Misquotes, Mispellings, and 'Oh F*ck It's You?'

Here are three TV news whippits to get your morning rolling:

First up, J.J. Abrams’ childhood pal, Greg Grunberg (“Felicity,” “Heroes,” “Lost”) has landed a new pilot, and it’s certainly not one that warrants placement on the 15 Most Promising Shows of the Pilot Season. According to Deadline, the show is called “Oh F*ck, It’s You,” and before you get excited about a show with a profanity in its title, know this: It’s on CBS, the same network that turned an amusing Twitter feed into the embarrassment that was “$*&T My Dad Says.” Worse still, the show comes from Greg Berlanti, who you may know as the guy behind three extraordinarily crappy shows: “No Ordinary Family,” “Brothers and Sisters,” and “Eli Stone.” He also wrote Ryan Reynolds’ Green Lantern movie, a green-pus filled blight on the comic-book movie genre. Seriously, that movie was radioactive swamp ass. Anyway, the pilot idea sounds as stupid as you’d expect from a schmuck like Greg Berlanti:

“Oh F*ck It’s You,” centers on Nick, a notorious womanizer who, after surviving a health scare, realizes that “The One” he has never found is actually his best friend of 15 years, Wendy (JoAnna Garcia). The problem is that Wendy is engaged to a guy Nick likes; she and Nick own a business together; and their attempt at dating back in college was a disaster. Grunberg will play Wendy’s brother Charlie, beaten down by life, outrageously acerbic and in the midst of a bitter divorce. He went to college with both Wendy and Nick and is Nick’s best guy friend. He was there when they dated, knows what a horrible couple they were, and warns Nick about the dangers his confession could bring.

See what I mean? And remember, Berlanti is also the guy who directed that Katherine Heigl mess, Life As We Know It. He is the worst. My hatred of Greg Berlanti is rivaled only by that of my hatred for Allan Loeb, another hack screenwriter who has inexplicably stumbled onto success by playing to people’s stupidity. One day, Berlanti and Loeb will get together and write a buddy comedy about a jiggling breast and a fart. It will make $500 million.

Moving on: Is anyone still watching J.J. Abrams’ “Alcatraz”? I gave up halfway through the pilot, as it looked like it was set to become yet another formulaic procedural. However, the folks over at sfist spotted a couple of egregious misspelling of San Francisco in the episode earlier this week:

Man, they’re not even consistent with their misspellings.

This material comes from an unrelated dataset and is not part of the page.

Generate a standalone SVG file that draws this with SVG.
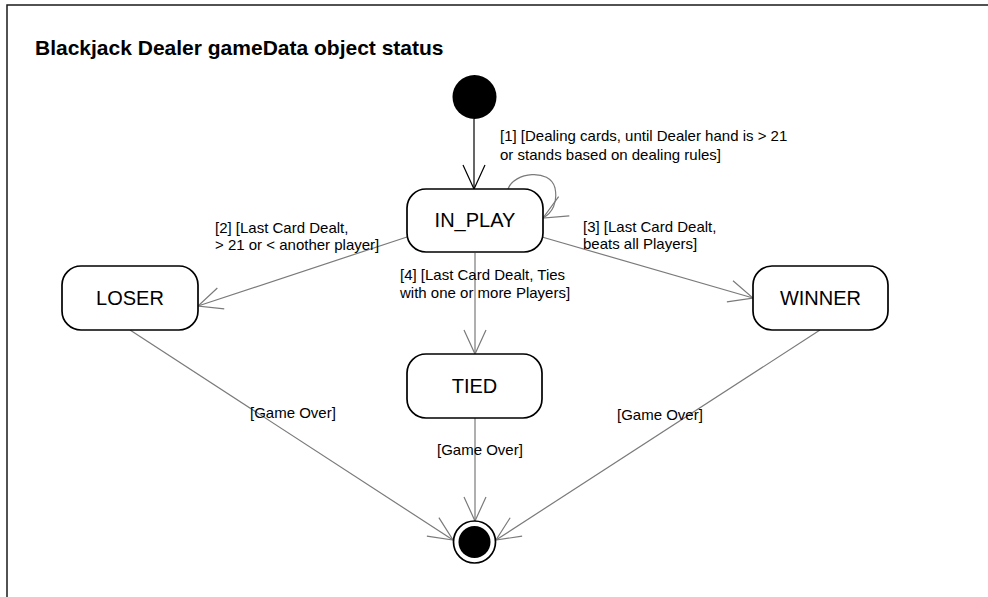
<svg xmlns="http://www.w3.org/2000/svg" width="988" height="597" viewBox="0 0 988 597">
<defs>
<style>
.frame{fill:none;stroke:#1a1a1a;stroke-width:1.5}
.state{fill:#fff;stroke:#000;stroke-width:1.7}
.name{font-family:"Liberation Sans",Arial,sans-serif;font-size:20px;fill:#000;text-anchor:middle}
.lbl{font-family:"Liberation Sans",Arial,sans-serif;font-size:15px;fill:#000}
.title{font-family:"Liberation Sans",Arial,sans-serif;font-size:21px;font-weight:bold;fill:#000}
.edge{fill:none;stroke:#7a7a7a;stroke-width:1.2}
.edge0{fill:none;stroke:#000;stroke-width:1.2}
</style>
<marker id="ag" markerUnits="userSpaceOnUse" viewBox="-28 -14 30 28" markerWidth="30" markerHeight="28" refX="0" refY="0" orient="auto">
<path d="M-24,-11 L0,0 L-24,11" fill="none" stroke="#7a7a7a" stroke-width="1.2"/>
</marker>
<marker id="ab" markerUnits="userSpaceOnUse" viewBox="-28 -14 30 28" markerWidth="30" markerHeight="28" refX="0" refY="0" orient="auto">
<path d="M-24,-11 L0,0 L-24,11" fill="none" stroke="#000" stroke-width="1.2"/>
</marker>
</defs>
<rect width="988" height="597" fill="#fff"/>
<path class="frame" d="M7,597 L7,5 L988,5"/>
<text class="title" x="35" y="55">Blackjack Dealer gameData object status</text>

<g id="connectors">
<path class="edge0" d="M474,119 L474,189" marker-end="url(#ab)"/>
<path class="edge" d="M508,189 C514,172 550,168 555,188 C558,203 552,213 543,218" marker-end="url(#ag)"/>
<path class="edge" d="M407,237 L198,306" marker-end="url(#ag)"/>
<path class="edge" d="M542,237 L753,298" marker-end="url(#ag)"/>
<path class="edge" d="M475,253 L475,354" marker-end="url(#ag)"/>
<path class="edge" d="M130,330 L453,540" marker-end="url(#ag)"/>
<path class="edge" d="M475,418 L475,521" marker-end="url(#ag)"/>
<path class="edge" d="M820,330 L496,540" marker-end="url(#ag)"/>
<text class="lbl" x="500" y="141">[1] [Dealing cards, until Dealer hand is &gt; 21</text>
<text class="lbl" x="500" y="160">or stands based on dealing rules]</text>
<text class="lbl" x="215" y="233">[2] [Last Card Dealt,</text>
<text class="lbl" x="215" y="250">&gt; 21 or &lt; another player]</text>
<text class="lbl" x="583" y="232">[3] [Last Card Dealt,</text>
<text class="lbl" x="583" y="249">beats all Players]</text>
<text class="lbl" x="400" y="280">[4] [Last Card Dealt, Ties</text>
<text class="lbl" x="400" y="298">with one or more Players]</text>
<text class="lbl" x="250" y="418">[Game Over]</text>
<text class="lbl" x="437" y="455">[Game Over]</text>
<text class="lbl" x="617" y="420">[Game Over]</text>
</g>

<g id="initial"><circle cx="474.5" cy="97" r="22" fill="#000"/></g>
<g id="in_play"><rect class="state" x="407" y="189" width="136" height="63" rx="19"/><text class="name" x="475" y="227">IN_PLAY</text></g>
<g id="loser"><rect class="state" x="62" y="266" width="136" height="64" rx="19"/><text class="name" x="130" y="305">LOSER</text></g>
<g id="winner"><rect class="state" x="753" y="266" width="135" height="64" rx="19"/><text class="name" x="820.5" y="305">WINNER</text></g>
<g id="tied"><rect class="state" x="407" y="354" width="135" height="64" rx="19"/><text class="name" x="474.5" y="393">TIED</text></g>
<g id="final"><circle cx="474.5" cy="542" r="21" fill="#fff" stroke="#000" stroke-width="1.7"/><circle cx="474.5" cy="542" r="16" fill="#000"/></g>
</svg>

Finally, no matter your politics, I think most of us can agree that Mitt Romney is the lamest, least cool man to run for President since, I dunno, Walter Mondale? The man fails two very important litmus tests for me. You can never trust a man who doesn’t drink, and how can we entrust the nuclear button to a President that mangles a “Seinfeld” line this horribly? I mean, DAMN, he didn’t even attribute the quote to the right character. Even George W. Bush could’ve gotten that right, and George W. Bush couldn’t tie his own goddamn shoes.